8. On careful perusal of the pleadings, evidence and the
impugned judgment and award, it appears that, the claimants have
not pleaded that in what capacity the deceased was traveling in a
goods vehicle truck. The respondent no.1-driver has examined
himself at exhibit-72 and in cross-examination he has stated that
when they left Bhiwandi, seven persons including himself were
traveling in the said truck and 600 tons of palm oil was loaded in
the truck and each tin was containing 60 liters of palm oil and one
Sanjay Sakhi was the cleaner. He has further explained that, out of
6 1215 fa 684.97.odt
the said persons four persons were in the body of the truck and
three persons were in the cabin. It is thus clear that, on the basis of
these admissions, it can be inferred that deceased Ambadas was
neither traveling in the truck as a owner of the goods nor as an
employee of the respondent-owner. Thus, the only irresistible
inference could be drawn that deceased Ambadas was traveling in
the goods vehicle as a passenger.
9. In a case of New India Assurance Co. Ltd. Vs. Asha
Rani and Ors. (supra) relied upon by the learned counsel for the
appellant, the Supreme Court has observed that where the accident
took place before the amendment of Section 147(1) of the Motor
Vehicles Act, 1988 in 1994, the insurance company will not be liable
for death or injuries sustained by the owner of the goods or his
authorised agent traveling in the goods vehicle.

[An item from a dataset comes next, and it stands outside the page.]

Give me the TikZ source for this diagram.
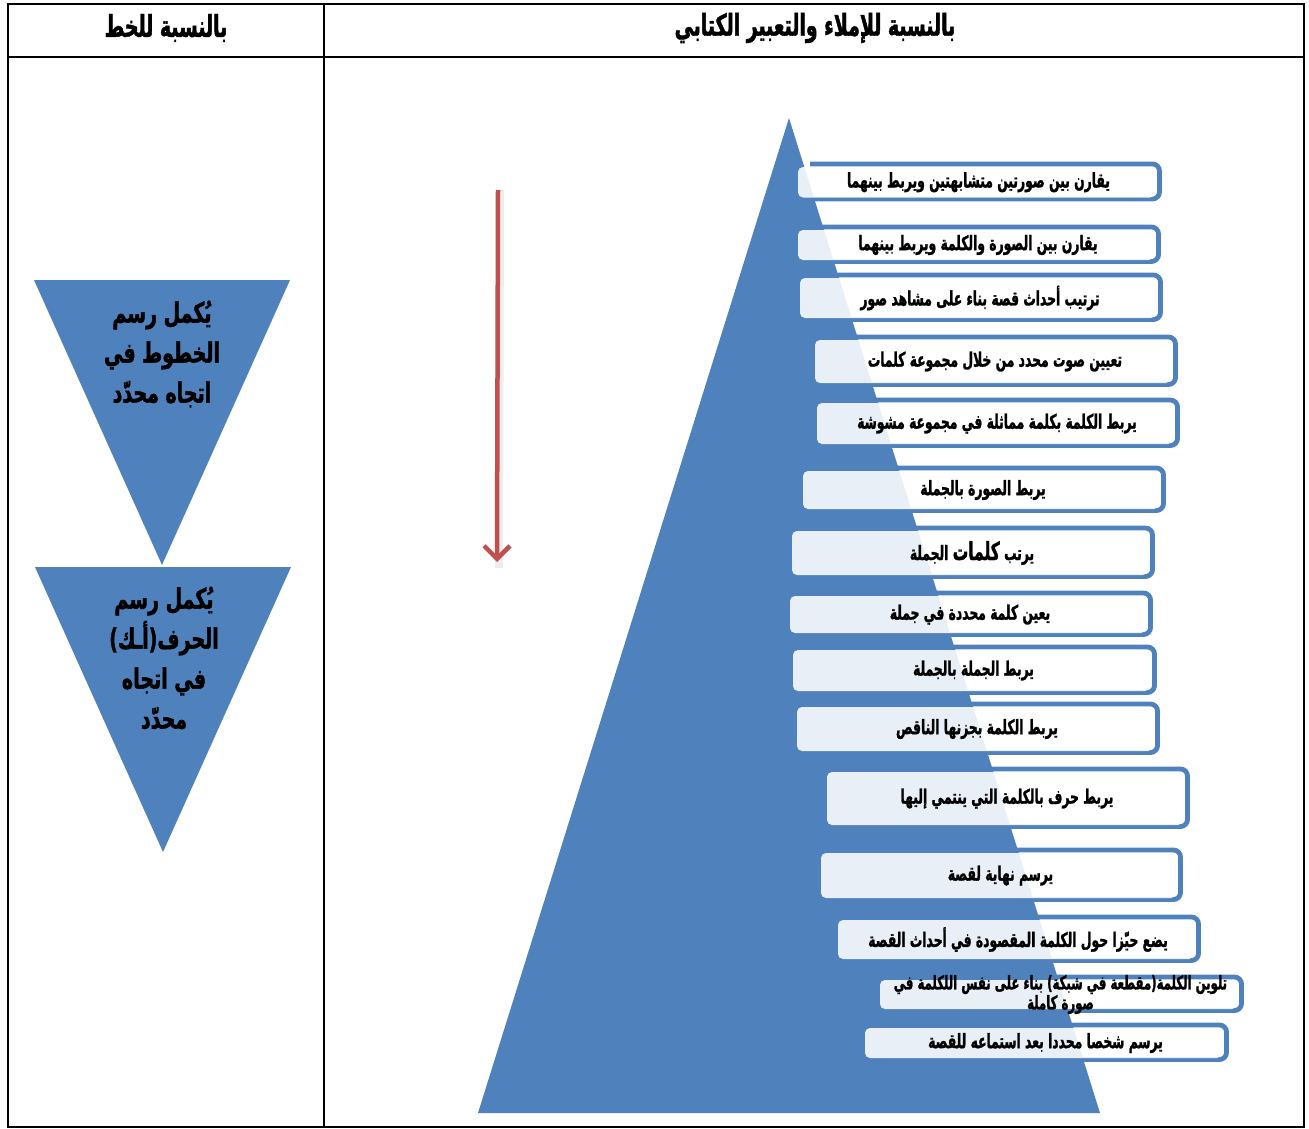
\documentclass[tikz,border=0pt]{standalone}
\usepackage{fontspec}
\usetikzlibrary{arrows.meta}
\TeXXeTstate=1
\newfontfamily\boxfont[Script=Arabic,FakeStretch=0.62,FakeBold=1.3]{DejaVu Sans}
\newfontfamily\funnelfont[Script=Arabic,FakeStretch=0.68,FakeBold=1.5]{DejaVu Sans}
\newfontfamily\headfont[Script=Arabic,FakeStretch=0.63,FakeBold=1.5]{DejaVu Sans}
\definecolor{tri}{HTML}{4F81BD}
\definecolor{arrowred}{HTML}{C0504D}

\tikzset{
  tabline/.style={line width=2pt, black},
  shapefill/.style={fill=tri, draw=none},
  boxframe/.style={draw=tri, line width=4.8pt, rounded corners=7pt},
  boxfill/.style={fill=white, fill opacity=0.88, rounded corners=5pt},
  boxtext/.style={font=\boxfont\bfseries\fontsize{19.9}{18}\selectfont, text=black, inner sep=0pt, align=center},
  boxtextsmall/.style={boxtext, font=\boxfont\bfseries\fontsize{18.9}{18}\selectfont},
  headtext/.style={font=\headfont\bfseries\fontsize{30}{28}\selectfont, text=black, inner sep=0pt},
  funneltext/.style={font=\funnelfont\bfseries\fontsize{28}{40}\selectfont, text=black, inner sep=0pt, align=center},
  redarrow/.style={draw=arrowred, line width=4.5pt, -{Straight Barb[length=13pt,width=26pt]}},
  arrowshade/.style={draw=black, line width=8pt, opacity=0.07},
}

% skill box: name, text style, fill left, top, frame right, bottom, text
\newcommand\skillbox[7]{%
  \draw[boxframe] ({#3+12},{#4-3}) -- ({#5-2.5},{#4-3}) -- ({#5-2.5},{#6+1.5}) -- ({#3+12},{#6+1.5});
  \fill[boxfill] (#3,#4) rectangle ({#5-7},#6);
  \node[#2] (#1) at ({(#3+#5-7)/2+2},{(#4+#6)/2}) {#7};
}

\begin{document}
\begin{tikzpicture}[x=1pt,y=-1pt]
\useasboundingbox (0,0) rectangle (1309,1129);

% table frame
\draw[tabline] (8,4) rectangle (1304,1127);
\draw[tabline] (8,57) -- (1304,57);
\draw[tabline] (324,4) -- (324,1127);

% column headings
\node[headtext] (headleft) at (166,28) {\beginR بالنسبة للخط\endR};
\node[headtext] (headright) at (815,28) {\beginR بالنسبة للإملاء والتعبير الكتابي\endR};

% handwriting column: two inverted triangles
\fill[shapefill] (34,280) -- (290,280) -- (162,565) -- cycle;
\fill[shapefill] (35,567) -- (291,567) -- (163,852) -- cycle;
\node[funneltext] (funnelA) at (162,354) {\beginR يُكمل رسم\endR\\ \beginR الخطوط في\endR\\ \beginR اتجاه محدّد\endR};
\node[funneltext] (funnelB) at (164,658) {\beginR يُكمل رسم\endR\\ \beginR الحرف(أـك)\endR\\ \beginR في اتجاه\endR\\ \beginR محدّد\endR};

% downward arrow
\coordinate (arrowtop) at (498,190);
\coordinate (arrowtip) at (497,562);
\draw[arrowshade] ([xshift=2pt]arrowtop) -- ([xshift=2pt,yshift=-6pt]arrowtip);
\draw[redarrow] (arrowtop) -- (arrowtip);

% pyramid
\fill[shapefill] (789,118) -- (1100,1113) -- (478,1113) -- cycle;

% skill boxes
\skillbox{s1}{boxtext}{798}{167}{1162}{197.5}{\beginR يقارن بين صورتين متشابهتين ويربط بينهما\endR}
\skillbox{s2}{boxtext}{798}{230}{1161}{260}{\beginR يقارن بين الصورة والكلمة ويربط بينهما\endR}
\skillbox{s3}{boxtext}{800}{278}{1163}{318}{\beginR ترتيب أحداث قصة بناء على مشاهد صور\endR}
\skillbox{s4}{boxtext}{815}{340}{1178}{383}{\beginR تعيين صوت محدد من خلال مجموعة كلمات\endR}
\skillbox{s5}{boxtext}{817}{403}{1180}{444}{\beginR يربط الكلمة بكلمة مماثلة في مجموعة مشوشة\endR}
\skillbox{s6}{boxtext}{803}{471}{1166}{509}{\beginR يربط الصورة بالجملة\endR}
\skillbox{s7}{boxtext}{792}{531}{1155}{575}{\beginR يرتب {\fontsize{25}{22}\selectfont كلمات} الجملة\endR}
\skillbox{s8}{boxtext}{790}{596}{1153}{633}{\beginR يعين كلمة محددة في جملة\endR}
\skillbox{s9}{boxtext}{793}{650}{1157}{691}{\beginR يربط الجملة بالجملة\endR}
\skillbox{s10}{boxtext}{797}{707}{1160}{751}{\beginR يربط الكلمة بجزنها الناقص\endR}
\skillbox{s11}{boxtext}{827}{772}{1190}{825}{\beginR يربط حرف بالكلمة التي ينتمي إليها\endR}
\skillbox{s12}{boxtext}{821}{853}{1183}{898}{\beginR يرسم نهاية لقصة\endR}
\skillbox{s13}{boxtext}{838}{920}{1201}{959}{\beginR يضع حيّزا حول الكلمة المقصودة في أحداث القصة\endR}
\skillbox{s14}{boxtextsmall}{880}{980}{1244}{1009}{\beginR تلوين الكلمة(مقطعة في شبكة) بناء على نفس اللكلمة في\endR\\ \beginR صورة كاملة\endR}
\skillbox{s15}{boxtext}{865}{1028}{1229}{1058}{\beginR يرسم شخصا محددا بعد استماعه للقصة\endR}

\end{tikzpicture}
\end{document}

The Supreme
Court held that, insurer will not be liable to pay the compensation
to the owner of the goods or his authorised representative on being
carried in a goods vehicle, when the vehicle meets with an accident
and the owner of the goods or his representative dies or suffers any
bodily injury.
10. In view of the above discussion, it appears that, the
learned Member of the Tribunal has erroneously fastened the
liability on the appellant-insurer. In view of the provisions of
Section 147 (1) of the Motor Vehicles Act, 1988 prior to amendment
7 1215 fa 684.97.odt
in the year 1994, the appellant-insurer cannot be directed to pay
the compensation and recover the same from the respondent
particularly on the background that deceased Ambadas was
traveling in the vehicle involved in the accident and, as such, he
was not a third party to the accident. I accordingly proceed to pass
the following order.
ORDER
i) Appeal is hereby partly allowed, no costs.
ii) The judgment and award dated 31.07.1997 passed by
the M.A.C.T. Ahmednagar in M.A.C.P. No. 508 of 1990 is
quashed and set aside to the extent of directing the
present appellant-insurer to pay jointly and severally
the amount of compensation along with the original
respondent nos. 1 and 2.
iii) Rest of the judgment and award to the extent of
negligence and the quantum stands confirmed and the
respondent nos. 1 and 2 jointly and severally liable to
pay the same.
iv) Appeal is accordingly disposed of.
v) The appellant insurer has deposited the amount before
this Court. Balance amount shall be refunded.